* _What is needed_
Drop the images; return everything else in the listing below exactly.
*** Material provided
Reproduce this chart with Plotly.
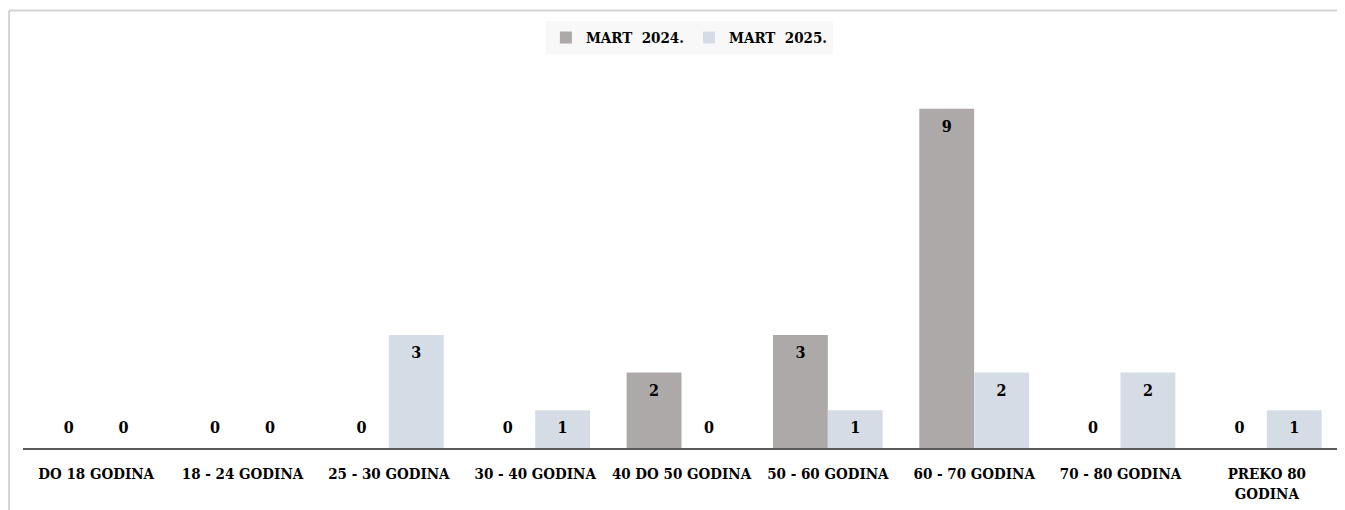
import plotly.graph_objects as go

categories = ["DO 18 GODINA", "18 - 24 GODINA", "25 - 30 GODINA", "30 - 40 GODINA",
              "40 DO 50 GODINA", "50 - 60 GODINA", "60 - 70 GODINA", "70 - 80 GODINA",
              "PREKO 80<br>GODINA"]
series_names = ["MART  2024.", "MART  2025."]
mart_2024 = [0, 0, 0, 0, 2, 3, 9, 0, 0]
mart_2025 = [0, 0, 3, 1, 0, 1, 2, 2, 1]

colors = ["#ADA9A8", "#D6DCE5"]
FONT = "DejaVu Serif Condensed, Liberation Serif, serif"

fig = go.Figure()
for i, (name, vals, col) in enumerate(zip(series_names, [mart_2024, mart_2025], colors)):
    fig.add_trace(go.Bar(
        x=categories, y=vals, name=name,
        marker=dict(color=col, line=dict(width=0)),
        offsetgroup=str(i), alignmentgroup="a",
        hoverinfo="skip",
    ))
for i, vals in enumerate([mart_2024, mart_2025]):
    fig.add_trace(go.Scatter(
        x=categories, y=vals, mode="markers+text",
        marker=dict(size=16, color="rgba(0,0,0,0)"),
        text=[str(v) for v in vals],
        textposition=["top center" if v == 0 else "bottom center" for v in vals],
        textfont=dict(family=FONT, size=16, color="#000000", weight="bold"),
        offsetgroup=str(i), alignmentgroup="a",
        showlegend=False, cliponaxis=False, hoverinfo="skip",
    ))

fig.update_layout(
    width=1337, height=502,
    margin=dict(l=15, r=5, t=63, b=62),
    paper_bgcolor="white", plot_bgcolor="white",
    barmode="group", bargap=0.25, bargroupgap=0,
    scattermode="group", scattergap=0.25,
    showlegend=True,
    legend=dict(orientation="h", x=0.506, xanchor="center", y=1.088, yanchor="middle",
                bgcolor="#F8F8F8", font=dict(family=FONT, size=15, color="#000000", weight="bold"),
                itemwidth=30, traceorder="normal"),
    xaxis=dict(showline=True, linecolor="#595959", linewidth=2, showgrid=False,
               ticks="outside", ticklen=11, tickcolor="rgba(0,0,0,0)",
               tickfont=dict(family=FONT, size=15, color="#000000", weight="bold"),
               fixedrange=True),
    yaxis=dict(range=[0, 10], visible=False, showgrid=False, zeroline=False),
    shapes=[
        dict(type="line", xref="paper", yref="paper", x0=-0.0106, x1=1.01, y0=1.1605, y1=1.1605,
             line=dict(color="#D4D4D4", width=2)),
        dict(type="line", xref="paper", yref="paper", x0=-0.0106, x1=-0.0106, y0=1.1605, y1=-0.2,
             line=dict(color="#D4D4D4", width=2)),
    ],
)

fig.write_html("out.html")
******
* _Completed exercise_
Reproduce this chart with Plotly.
import plotly.graph_objects as go

categories = ["DO 18 GODINA", "18 - 24 GODINA", "25 - 30 GODINA", "30 - 40 GODINA",
              "40 DO 50 GODINA", "50 - 60 GODINA", "60 - 70 GODINA", "70 - 80 GODINA",
              "PREKO 80<br>GODINA"]
series_names = ["MART  2024.", "MART  2025."]
mart_2024 = [0, 0, 0, 0, 2, 3, 9, 0, 0]
mart_2025 = [0, 0, 3, 1, 0, 1, 2, 2, 1]

colors = ["#ADA9A8", "#D6DCE5"]
FONT = "DejaVu Serif Condensed, Liberation Serif, serif"

fig = go.Figure()
for i, (name, vals, col) in enumerate(zip(series_names, [mart_2024, mart_2025], colors)):
    fig.add_trace(go.Bar(
        x=categories, y=vals, name=name,
        marker=dict(color=col, line=dict(width=0)),
        offsetgroup=str(i), alignmentgroup="a",
        hoverinfo="skip",
    ))
for i, vals in enumerate([mart_2024, mart_2025]):
    fig.add_trace(go.Scatter(
        x=categories, y=vals, mode="markers+text",
        marker=dict(size=16, color="rgba(0,0,0,0)"),
        text=[str(v) for v in vals],
        textposition=["top center" if v == 0 else "bottom center" for v in vals],
        textfont=dict(family=FONT, size=16, color="#000000", weight="bold"),
        offsetgroup=str(i), alignmentgroup="a",
        showlegend=False, cliponaxis=False, hoverinfo="skip",
    ))

fig.update_layout(
    width=1337, height=502,
    margin=dict(l=15, r=5, t=63, b=62),
    paper_bgcolor="white", plot_bgcolor="white",
    barmode="group", bargap=0.25, bargroupgap=0,
    scattermode="group", scattergap=0.25,
    showlegend=True,
    legend=dict(orientation="h", x=0.506, xanchor="center", y=1.088, yanchor="middle",
                bgcolor="#F8F8F8", font=dict(family=FONT, size=15, color="#000000", weight="bold"),
                itemwidth=30, traceorder="normal"),
    xaxis=dict(showline=True, linecolor="#595959", linewidth=2, showgrid=False,
               ticks="outside", ticklen=11, tickcolor="rgba(0,0,0,0)",
               tickfont=dict(family=FONT, size=15, color="#000000", weight="bold"),
               fixedrange=True),
    yaxis=dict(range=[0, 10], visible=False, showgrid=False, zeroline=False),
    shapes=[
        dict(type="line", xref="paper", yref="paper", x0=-0.0106, x1=1.01, y0=1.1605, y1=1.1605,
             line=dict(color="#D4D4D4", width=2)),
        dict(type="line", xref="paper", yref="paper", x0=-0.0106, x1=-0.0106, y0=1.1605, y1=-0.2,
             line=dict(color="#D4D4D4", width=2)),
    ],
)

fig.write_html("out.html")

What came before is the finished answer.